Chimp Haven has lamented NIH’s decision, arguing that the great apes deserve to live out their lives in a more natural setting. HSUS has also protested the agency’s stance, as did several lawmakers, who introduced language into spending bill reports to try to compel the agency to change its mind. But NIH held firm to the argument that the move would jeopardize the chimps’ welfare.

So in 2021, HSUS—along with Animal Protection of New Mexico and several other plaintiffs—sued NIH. In her decision this week, U.S. District Judge Lydia Kay Griggsby says NIH’s stance violates the CHIMP Act. “Congress intended for the federal sanctuary system to provide lifetime care for chimpanzees that are no longer appropriate for research due to advanced age, infections, or similar circumstance,” she wrote. “The CHIMP Act makes clear that Congress recognized that older and sicker chimpanzees … would enter the federal sanctuary system.”

The judge said she shared NIH’s concern about the frailty of the animals. But she ruled that the agency does not have the discretion to determine which chimps should not be moved to a sanctuary.

HSUS says it wants the animals transferred as soon as possible. All parties will meet with the judge in January 2023 to try to hash out the next steps.

Chimp Haven seems happy with the decision. “The sanctuary is the best place for retired chimpanzees to live out their lives in the most natural settings available,” a spokesperson says. “We look forward to working with NIH on a plan that secures sanctuary retirement for all government-owned and supported chimpanzees.”

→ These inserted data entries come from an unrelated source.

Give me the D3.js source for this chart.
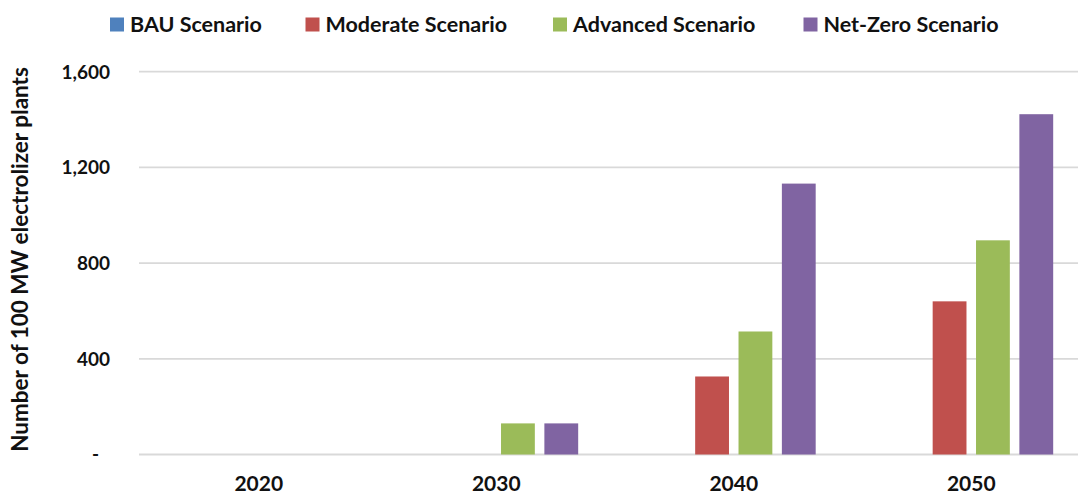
<!DOCTYPE html>
<html>
<head>
<meta charset="utf-8">
<script src="https://cdn.jsdelivr.net/npm/d3@7"></script>
<style>
  html, body { margin: 0; padding: 0; background: #fff; }
  svg { display: block; font-family: Lato, 'Open Sans', sans-serif; font-weight: bold; }
</style>
</head>
<body>
<svg width="1078" height="494"></svg>
<script>
const width = 1078;
const height = 494;

// data
const years = ['2020', '2030', '2040', '2050'];
const scenarios = ['BAU Scenario', 'Moderate Scenario', 'Advanced Scenario', 'Net-Zero Scenario'];
const bau = [0, 0, 0, 0];
const moderate = [0, 0, 326, 640];
const advanced = [0, 130, 514, 895];
const netZero = [0, 130, 1132, 1422];
const yTicks = [0, 400, 800, 1200, 1600];
const colors = ['#4f81bd', '#c0504d', '#9bbb59', '#8064a2'];

const seriesValues = [bau, moderate, advanced, netZero];

// layout
const plot = { left: 140, right: 1090, top: 71.6, bottom: 454.5 };
const legendX = [110, 305.5, 553, 803.5];

const svg = d3.select('svg');

const x0 = d3.scaleBand()
    .domain(years)
    .range([plot.left, plot.right])
    .paddingInner(0.31)
    .paddingOuter(0.155);

const x1 = d3.scaleBand()
    .domain(scenarios)
    .range([0, x0.bandwidth()])
    .paddingInner(0.22);

const y = d3.scaleLinear()
    .domain([0, 1600])
    .range([plot.bottom, plot.top]);

const color = d3.scaleOrdinal()
    .domain(scenarios)
    .range(colors);

// gridlines
svg.append('g')
    .selectAll('line')
    .data(yTicks)
    .join('line')
    .attr('x1', plot.left - 1)
    .attr('x2', width)
    .attr('y1', d => y(d))
    .attr('y2', d => y(d))
    .attr('stroke', '#d9d9d9')
    .attr('stroke-width', 1.8);

// y axis labels
const yAxis = svg.append('g')
    .attr('transform', `translate(110, 0)`)
    .call(d3.axisLeft(y)
        .tickValues(yTicks)
        .tickSize(0)
        .tickPadding(0)
        .tickFormat(d => d === 0 ? '-' : d3.format(',')(d)));
yAxis.select('.domain').remove();
yAxis.selectAll('text')
    .attr('font-family', 'Lato, sans-serif')
    .attr('font-size', 19)
    .attr('font-weight', 'bold')
    .attr('fill', '#111')
    .attr('dy', '0.34em')
    .attr('dx', d => d === 0 ? -11 : 0);

// x axis labels
const xAxis = svg.append('g')
    .attr('transform', `translate(0, ${plot.bottom})`)
    .call(d3.axisBottom(x0).tickSize(0).tickPadding(0));
xAxis.select('.domain').remove();
xAxis.selectAll('text')
    .attr('font-family', 'Lato, sans-serif')
    .attr('font-size', 21)
    .attr('font-weight', 'bold')
    .attr('fill', '#111')
    .attr('y', 36)
    .attr('dy', 0);

// bars
const groups = svg.append('g')
    .selectAll('g')
    .data(years)
    .join('g')
    .attr('transform', d => `translate(${x0(d)}, 0)`);

groups.selectAll('rect')
    .data((d, i) => scenarios.map((s, j) => ({ key: s, value: seriesValues[j][i] })))
    .join('rect')
    .attr('x', d => x1(d.key))
    .attr('width', x1.bandwidth())
    .attr('y', d => y(d.value))
    .attr('height', d => y(0) - y(d.value))
    .attr('fill', d => color(d.key));

// y title
svg.append('text')
    .attr('transform', `translate(27.5, 259.5) rotate(-90)`)
    .attr('text-anchor', 'middle')
    .attr('font-size', 22.5)
    .attr('fill', '#111')
    .text('Number of 100 MW electrolizer plants');

// legend
const legend = svg.append('g')
    .selectAll('g')
    .data(scenarios)
    .join('g')
    .attr('transform', (d, i) => `translate(${legendX[i]}, 17.5)`);

legend.append('rect')
    .attr('width', 14)
    .attr('height', 14)
    .attr('fill', d => color(d));

legend.append('text')
    .attr('x', 20)
    .attr('y', 14)
    .attr('font-size', 21.5)
    .attr('fill', '#111')
    .text(d => d);
</script>
</body>
</html>
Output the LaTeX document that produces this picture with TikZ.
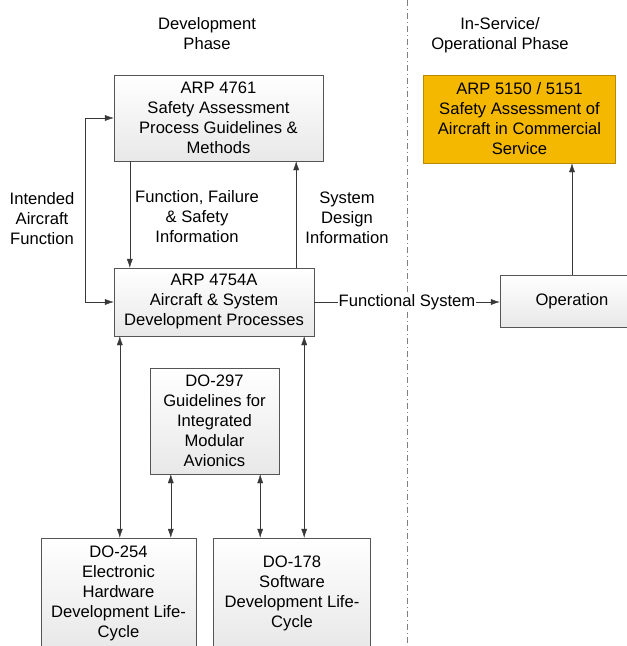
\documentclass[tikz,border=0pt]{standalone}
\usepackage{fontspec}
\setmainfont{Liberation Sans}
\usetikzlibrary{arrows.meta}
\usetikzlibrary{positioning}
\definecolor{boxline}{HTML}{555555}
\definecolor{arpgold}{HTML}{F5B800}
\definecolor{arpedge}{HTML}{B88A00}
\tikzset{
	blk/.style={draw=boxline, top color=white, bottom color=gray!18, align=center, inner sep=2pt},
	hilite/.style={draw=arpedge, fill=arpgold, align=center, inner sep=2pt},
	lbl/.style={align=center, inner sep=1pt},
	arr/.style={draw=black!78, -{Latex[length=9pt,width=6pt]}},
	dblarr/.style={draw=black!78, {Latex[length=9pt,width=6pt]}-{Latex[length=9pt,width=6pt]}},
	phaseline/.style={draw=gray, dash pattern=on 6pt off 3pt on 1pt off 3pt}
}

\begin{document}
\begin{tikzpicture}[x=1pt, y=-1pt, font=\fontsize{16.6}{20}\selectfont]
	\useasboundingbox (0,0) rectangle (627,646);
	\draw[phaseline] (407,0) -- (407,646);
	% phases
	\node[lbl] (devph) at (207,34) {Development\\Phase};
	\node[lbl] (opph) at (500,35) {In-Service/\\Operational Phase};
	% development boxes
	\node[blk, minimum width=209, minimum height=86] (a4761) at (218.5,118) {ARP 4761\\Safety Assessment\\Process Guidelines \&\\Methods};
	\node[blk, minimum width=200, minimum height=68] (a4754) at (214,302) {ARP 4754A\\Aircraft \& System\\Development Processes};
	\node[blk, minimum width=129, minimum height=106] (do297) at (214.5,421) {DO-297\\Guidelines for\\Integrated\\Modular\\Avionics};
	\node[blk, minimum width=155, minimum height=110] (do254) at (118.5,593) {DO-254\\Electronic\\Hardware\\Development Life-\\Cycle};
	\node[blk, minimum width=157, minimum height=110] (do178) at (292,593) {DO-178\\Software\\Development Life-\\Cycle};
	% in-service boxes
	\node[hilite, minimum width=192, minimum height=88] (a5150) at (519.5,119) {ARP 5150 / 5151\\Safety Assessment of\\Aircraft in Commercial\\Service};
	\node[blk, minimum width=144, minimum height=52] (oper) at (572,301) {Operation};
	% connectors
	\draw[dblarr] (a4761.west) -- ++(-29,0) |- (a4754.west);
	\node[lbl] (intfn) at (42,219) {Intended\\Aircraft\\Function};
	\draw[arr] ([xshift=16pt]a4761.south west) -- ([xshift=16pt]a4761.south west |- a4754.north);
	\node[lbl] (ffsinfo) at (197,217) {Function, Failure\\\& Safety\\Information};
	\draw[arr] ([xshift=-18pt]a4754.north east) -- ([xshift=-18pt]a4754.north east |- a4761.south);
	\node[lbl] (sdinfo) at (347,218) {System\\Design\\Information};
	\draw[arr] (a4754.east) -- node[midway, fill=white, inner sep=1pt] (funsys) {Functional System} (a4754.east -| oper.west);
	\draw[arr] (oper.north) -- (oper.north |- a5150.south);
	\draw[dblarr] ([xshift=6pt]a4754.south west) -- ([xshift=6pt]a4754.south west |- do254.north);
	\draw[dblarr] ([xshift=-10pt]a4754.south east) -- ([xshift=-10pt]a4754.south east |- do178.north);
	\draw[dblarr] ([xshift=21pt]do297.south west) -- ([xshift=21pt]do297.south west |- do254.north);
	\draw[dblarr] ([xshift=-19pt]do297.south east) -- ([xshift=-19pt]do297.south east |- do178.north);
\end{tikzpicture}
\end{document}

Charles River Laboratories, which operates the Alamogordo Primate Facility under contract with NIH, referred all questions to NIH. An NIH spokesperson says the agency doesn’t comment on litigation. MD Anderson tells Science it “is committed to the safety and welfare” of the chimps in its care, now numbering 45. “MD Anderson’s experts work with the NIH to provide the best quality care for the chimpanzees, and we will await direction from the NIH on any next steps.”